With the dominant narrative circulating -- the Wall Street bankers armed with their clever language and incompetent ratings agencies that made sub-prime deals sound like a song (even the term sub-prime seems to suggest you are getting a better deal that is lower than prime even when it is actually far above) -- I am eager to be seemingly on the “right,” money-saving side of this transaction. Yet, I think it’s all too Pollyanna to believe that the banks (and the bankers who’ve all continued to make millions thanks to the fact that their companies are publicly held and therefore all the risk is assumed by their stockholders) are actually taking a hit.

Perhaps it should be noted that HASP only applies to the safest, most likely to repay their debts homeowners, those whose loans are gaurenteed by Uncle Sam's cousin's Fannie Mae and Freddie Mac and not the borrowers who were sold these complicated language and reality defying products that opened up the doors to this whole mess. Maybe that is a piece of the grand irony here. We are using our tax dollars to sure up loans that would in all likelihood be repaid. We're making the safest of bets and everyone seems happy about it.
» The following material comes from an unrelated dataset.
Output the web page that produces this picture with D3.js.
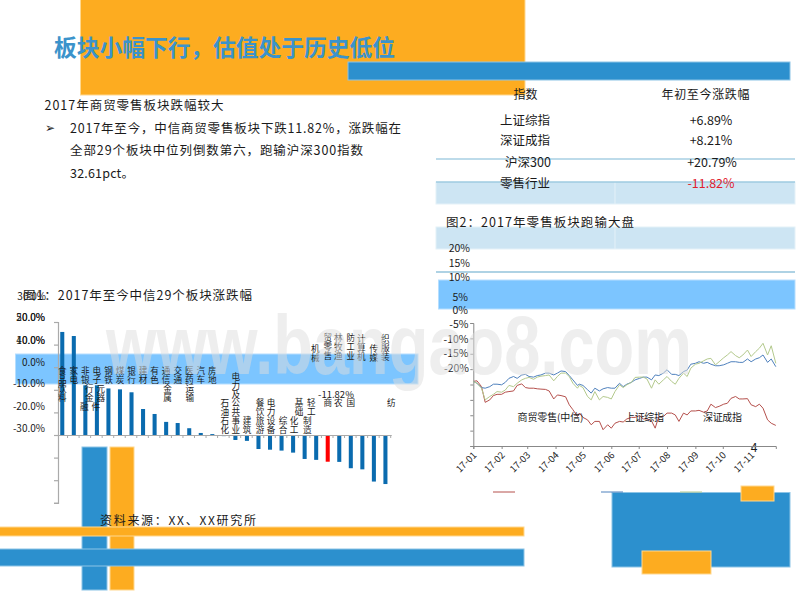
<!DOCTYPE html>
<html><head><meta charset="utf-8">
<script src="https://cdnjs.cloudflare.com/ajax/libs/d3/7.8.5/d3.min.js"></script>
<style>
html,body{margin:0;padding:0;background:#fff}
svg{display:block}
text{font-family:"Noto Sans CJK SC","Open Sans",sans-serif;fill:#1a1a1a}
</style></head><body>
<svg id="c" width="800" height="600"></svg>
<script>
// ---- bar chart data
const categories=["食品饮料","家电","非银行金融","电子元器件","钢铁","煤炭","银行","建材","有色金属","通信","交通运输","医药","汽车","房地产","石油石化","电力及公用事业","建筑","餐饮旅游","电力设备","综合","化工","基础化工","轻工制造","商贸零售","农林牧渔","国防军工","计算机","传媒","纺织服装"];
const barValues=[45.6,43.8,22,22,20.6,20.2,18.9,11.5,9.3,5.8,5.3,3,0.9,0.4,-0.5,-2.2,-2.6,-6.2,-6.5,-6.9,-7.8,-10.6,-11,-11.82,-11.9,-14.7,-15.2,-20.6,-21.7];
const barHighlight="商贸零售";
const barTicks=[-30,-20,-10,0,10,20,30,40,50];
const barTickLabels=["30.0%","20.0%","50.0%","10.0%","40.0%","0.0%","-10.0%","-20.0%","-30.0%"];
const barDataLabel="-11.82%";
// ---- line chart data
const lineDates=["01-01","01-05","01-10","01-14","01-19","01-23","01-27","02-01","02-05","02-09","02-14","02-18","02-23","02-27","03-03","03-08","03-12","03-16","03-21","03-25","03-30","04-03","04-07","04-12","04-16","04-20","04-25","04-27","05-01","05-06","05-10","05-14","05-19","05-23","05-28","06-01","06-05","06-10","06-14","06-18","06-23","06-27","07-02","07-06","07-10","07-15","07-19","07-23","07-28","08-01","08-06","08-10","08-14","08-19","08-23","08-27","09-01","09-05","09-10","09-14","09-18","09-23","09-27","10-02","10-06","10-10","10-15","10-19","10-23","10-28","11-01","11-06","11-10","11-14","11-19","11-23","11-28"];
const retail=[1.0,1.2,-0.7,-5.8,-5.0,-3.6,-3.2,-3.2,-2.5,-2.3,-2.1,-0.3,0.2,-1.0,-1.2,-1.2,-1.4,-1.5,-1.6,-2.1,-4.7,-3.4,-3.6,-4.0,-6.6,-8.2,-10.4,
-9.3,-10.7,-11.5,-13.1,-12.0,-12.0,-14.7,-13.1,-14.2,-12.6,-12.0,-12.2,-11.2,-10.7,-10.7,-10.1,-11.2,-11.2,-11.8,-14.2,-10.4,-10.4,-9.3,-9.3,-9.9,-12.0,-9.3,
-9.9,-8.6,-8.6,-8.4,-9.0,-8.6,-6.4,-7.5,-7.1,-6.4,-6.1,-4.5,-3.9,-4.7,-4.7,-4.6,-6.6,-7.2,-6.4,-7.7,-11.5,-12.6,-13.3];
const shanghai=[1.0,0.4,-1.0,-1.2,-0.7,0.1,0.1,-0.1,0.7,2.0,2.6,2.0,3.1,3.3,2.6,2.4,2.9,3.1,3.7,3.7,3.1,3.7,4.4,4.2,2.9,1.5,-0.3,
0.1,-0.3,-1.7,-2.8,-1.2,-2.1,-1.4,-1.0,-1.2,-1.2,0.4,-0.7,0.1,0.7,1.5,2.0,2.4,2.4,1.5,3.1,2.9,3.7,4.8,3.3,3.3,2.9,4.2,
4.7,6.6,6.9,7.4,6.9,7.2,6.6,6.1,6.1,6.4,6.9,7.4,7.4,7.2,7.2,8.3,7.4,8.3,8.7,9.6,7.2,8.3,5.8];
const shenzhen=[1.0,0.4,-1.2,-5.0,-3.9,-3.2,-2.3,-2.5,-1.8,-0.3,-0.7,0.4,1.5,2.0,2.3,1.7,2.4,2.7,2.9,3.1,1.2,2.6,3.7,3.7,2.6,0.4,-1.2,
-0.3,-1.0,-3.9,-5.0,-2.3,-5.0,-3.9,-4.2,-4.7,-2.3,-0.1,-1.0,-0.1,0.7,2.3,2.4,2.4,1.8,-1.2,1.5,0.1,1.5,2.6,1.0,0.1,2.0,3.7,
2.6,5.3,6.6,6.9,7.7,8.3,8.5,6.4,7.4,8.7,9.6,10.7,9.4,8.7,9.6,11.2,9.1,10.7,11.8,13.4,9.6,12.6,6.9];
const lineTicks=[-20,-15,-10,-5,0,5,10,15,20];
const lineTickLabels=["20%","15%","10%","5%","0%","-5%","-10%","-15%","-20%"];
const monthTicks=["17-01","17-02","17-03","17-04","17-05","17-06","17-07","17-08","17-09","17-10","17-11"];
// ---- table data
const tableHead=["指数","年初至今涨跌幅"];
const tableNames=["上证综指","深证成指","沪深300","零售行业"];
const tableValues=["+6.89%","+8.21%","+20.79%","-11.82%"];

const BLUE="#2C90CE",ORANGE="#FDAC20",PALE="#CDE5F3",SKY="#7CC5FF";
const svg=d3.select("#c");
function rect(x,y,w,h,f,s){return svg.append("rect").attr("x",x).attr("y",y).attr("width",w).attr("height",h).attr("fill",f).attr("stroke",s||"none").attr("stroke-width",s?1:0);}
function txt(s,x,y,size,o){o=o||{};const t=svg.append("text").attr("x",x).attr("y",y).attr("font-size",size).attr("dominant-baseline","central").text(s);
 if(o.anchor)t.attr("text-anchor",o.anchor); if(o.fill)t.style("fill",o.fill); if(o.weight)t.attr("font-weight",o.weight); if(o.len)t.attr("textLength",o.len).attr("lengthAdjust","spacing"); return t;}

// ---- decorative shapes
rect(80.5,-2,444.5,97,ORANGE,"#FFD88F");
rect(348,62,442,18,BLUE,"#8CC4E6");
rect(82,447,25,143,BLUE,"#8CC4E6");
rect(110,447,24,143,ORANGE,"#FFD88F");
rect(-2,527,526,9,ORANGE,"#FFD88F");
rect(-2,549,526,17,BLUE,"#8CC4E6");
rect(612,492.5,178,74.5,BLUE,"#8CC4E6");
rect(741,486,33,15,ORANGE,"#FFD88F");
rect(642,551,69,23,ORANGE,"#FFD88F");
rect(436,182,359,22,PALE,"#E4F1F8");
rect(436,227,359,22,PALE,"#E4F1F8");
svg.append("line").attr("x1",615).attr("x2",615).attr("y1",182).attr("y2",204).attr("stroke","#E4F1F8");
svg.append("line").attr("x1",615).attr("x2",615).attr("y1",227).attr("y2",249).attr("stroke","#E4F1F8");
[159,182,272].forEach((y,i)=>svg.append("line").attr("x1",436).attr("x2",795).attr("y1",y).attr("y2",y).attr("stroke",i<2?"#7DB8D6":"#5FA5C9").attr("stroke-width",1.2));
rect(438.5,280,356.5,29,SKY,"#B5DEFF");
rect(15.5,354,402.5,30,SKY,"#B5DEFF");

// ---- texts
txt("板块小幅下行\uFF0C估值处于历史低位",54,46,22.8,{fill:"#3B93CB",weight:700,len:341});
txt("2017年商贸零售板块跌幅较大",44.5,104,12.5,{len:179});
txt("➢",45,127,11.5,{});
txt("2017年至今\uFF0C中信商贸零售板块下跌11.82%\uFF0C涨跌幅在",70,127,12.5,{len:331});
txt("全部29个板块中位列倒数第六\uFF0C跑输沪深300指数",70,149.5,12.5,{len:293});
txt("32.61pct。",70,172,12.5,{len:64});
txt(tableHead[0],525.5,93,12,{anchor:"middle"});
txt(tableHead[1],705.5,93,12,{anchor:"middle",len:88});
const rowY=[119,139,161,182],rowX=[525,525,528,525],valX=[711,711,712,711];
tableNames.forEach((n,i)=>{
 txt(n,rowX[i],rowY[i],12.5,{anchor:"middle"});
 txt(tableValues[i],valX[i],rowY[i],12.5,{anchor:"middle",fill:i===3?"#E0202C":null});
});
txt("图2\uFF1A2017年零售板块跑输大盘",446,221,12.5,{len:188});
txt("图1\uFF1A2017年至今中信29个板块涨跌幅",23,294,12.5,{len:229});
txt("资料来源\uFF1AXX\u3001XX研究所",100,519,12,{len:156});
txt("4",754,446,12,{anchor:"middle"});

// ---- bar chart
const bx=d3.scaleBand().domain(categories).range([56.5,391.2]).paddingInner(0.65).paddingOuter(0.325);
const by=d3.scaleLinear().domain([-30,50]).range([502.8,322]);
const gy=svg.append("g").attr("transform","translate(58,0)").call(d3.axisLeft(by).tickValues(barTicks).tickSize(4).tickFormat(""));
gy.selectAll("path,line").attr("stroke","#aaa").attr("stroke-width",1.2);
svg.append("g").selectAll("rect").data(categories).join("rect")
 .attr("x",d=>bx(d)).attr("width",bx.bandwidth())
 .attr("y",(d,i)=>by(Math.max(0,barValues[i]))).attr("height",(d,i)=>Math.abs(by(barValues[i])-by(0)))
 .attr("fill",d=>d===barHighlight?"#FF0000":"#0A6BAF");
const gx=svg.append("g").attr("transform",`translate(0,${by(0)})`).call(d3.axisBottom(bx).tickSize(0).tickFormat(""));
gx.select("path").attr("stroke","#aaa").attr("stroke-width",1.2);
svg.append("g").selectAll("line").data(categories).join("line")
 .attr("x1",d=>bx(d)+bx.bandwidth()+bx.step()*0.325-0.5).attr("x2",d=>bx(d)+bx.bandwidth()+bx.step()*0.325-0.5)
 .attr("y1",by(0)).attr("y2",by(0)+3).attr("stroke","#aaa");
// displaced value-axis labels, as they sit in the picture
const barTickY=[295,316,316,339,339,361,382,405,427];
barTickLabels.forEach((s,i)=>txt(s,i===0?46:45,barTickY[i],10,{anchor:"end"}));
// category labels: wrapped fragments [category index, text, dx, first-char y]
const labelParts=[[0,"食品",0,370],[0,"饮料",0,388],[1,"家电",0,370],[2,"非银",0,370],[2,"行金",4,388],[2,"融",-1,406],[3,"电子",0,370],[3,"元器",4,388],[3,"件",-1,406],
[4,"钢铁",0,370],[5,"煤炭",0,370],[6,"银行",0,370],[7,"建材",0,370],[8,"有色",0,370],[8,"金属",13,388],[9,"通信",0,370],[10,"交通",0,370],[10,"运输",12,388],[11,"医药",0,370],[12,"汽车",0,370],[13,"房地",0,370],
[14,"石油石化",1,402],[15,"电力及",0.5,376],[15,"公共事业",0.5,402],[16,"建筑",0,420],[17,"餐饮旅游",1.5,402],[18,"电力设备",1,402],[19,"综合",1.5,420],[20,"化工",1,420],[21,"基础",-5.6,402],[22,"轻工",-5,402],[22,"制造",-9,420],
[22,"机械",-1,348],[23,"商",0,402],[23,"贸零售",0,337],[24,"农",-1,402],[24,"林牧渔",-1,337],[25,"国",0,402],[25,"防工业",0,337],[26,"计算机",-1,338],[27,"传媒",0,348],[28,"纺",6,402],[28,"织服装",0,338]];
const charH=9;
labelParts.forEach(([c,s,dx,y])=>{
 const cx=bx(categories[c])+bx.bandwidth()/2+dx;
 Array.from(s).forEach((ch,i)=>txt(ch,cx,y+i*charH,8.6,{anchor:"middle"}));
});
txt(barDataLabel,336,394,9.5,{anchor:"middle"});

// ---- line chart
const parse=d3.timeParse("%Y-%m-%d");
const dates=lineDates.map(d=>parse("2017-"+d));
const lx=d3.scaleTime().domain([parse("2017-01-01"),parse("2017-11-28")]).range([473.3,775.8]);
const ly=d3.scaleLinear().domain([-20,20]).range([446,323]);
const gly=svg.append("g").attr("transform","translate(473.3,0)").call(d3.axisLeft(ly).tickValues(lineTicks).tickSize(3).tickFormat(""));
gly.selectAll("path,line").attr("stroke","#888").attr("stroke-width",1);
const monthDates=monthTicks.map((m,i)=>new Date(2017,i,1));
const glx=svg.append("g").attr("transform","translate(0,446)").call(d3.axisBottom(lx).tickValues(monthDates).tickSize(3).tickFormat(""));
glx.selectAll("path,line").attr("stroke","#888").attr("stroke-width",1);
monthDates.forEach((d,i)=>{
 svg.append("text").attr("font-size",9.5).attr("text-anchor","end")
  .attr("transform",`translate(${lx(d)+1},${453}) rotate(-45)`).attr("dominant-baseline","central").text(monthTicks[i]);
});
const line=d3.line().x((d,i)=>lx(dates[i])).y(d=>ly(d));
[[retail,"#B5504C"],[shanghai,"#4F81BD"],[shenzhen,"#B3C98C"]].forEach(([s,c])=>
 svg.append("path").datum(s).attr("d",line).attr("fill","none").attr("stroke",c).attr("stroke-width",1));
const lineLabelY=[247,262,276,296,309,323,338,352,367],lineLabelX=[470,470,470,468,468,468.5,468.5,468.5,469];
lineTickLabels.forEach((s,i)=>txt(s,lineLabelX[i],lineLabelY[i],10.5,{anchor:"end"}));
txt("商贸零售(中信)",517.5,416,10,{len:66});
txt("上证综指",625,416,10,{len:39});
txt("深证成指",703,416,10,{len:39});
[[493,515,"#B5504C"],[601,623,"#4F81BD"],[680,702,"#B3C98C"]].forEach(([a,b,c])=>
 svg.append("line").attr("x1",a).attr("x2",b).attr("y1",492).attr("y2",492).attr("stroke",c).attr("stroke-width",1));

// ---- watermark
svg.append("text").attr("x",106).attr("y",374).attr("font-size",84).attr("font-weight",700)
 .attr("textLength",586).attr("lengthAdjust","spacingAndGlyphs")
 .style("font-family",'"Liberation Sans",sans-serif').style("fill","rgba(222,222,222,0.5)").text("www.bangao8.com");
</script>
</body></html>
As we walk out of the bank, my husband and I feel light and airy. We joke to each other about the soreness in our wrists from signing the pile of mortgage papers and wonder if anyone has ever made a successful personal injury claim. Yet, somehow I can’t escape the feeling that the alarm has indeed been triggered. It’s just that we can’t hear it yet.

1 comment:

  1. I'm waiting for the day I can just buy my houses cash :) Isn't it crazy how far we've come from building our own huts (some of which were transportable, even)? There's no setting up house anymore because there's no land--it's all owned by someone else, hence, must be purchased. And since it's such a valuable and necessary part of survival, of course it has to be completely unaffordable, hence the loans. And then, once you've secured your not-really-yours-yet house/home... you only get to spend weekends in it. Oh, life!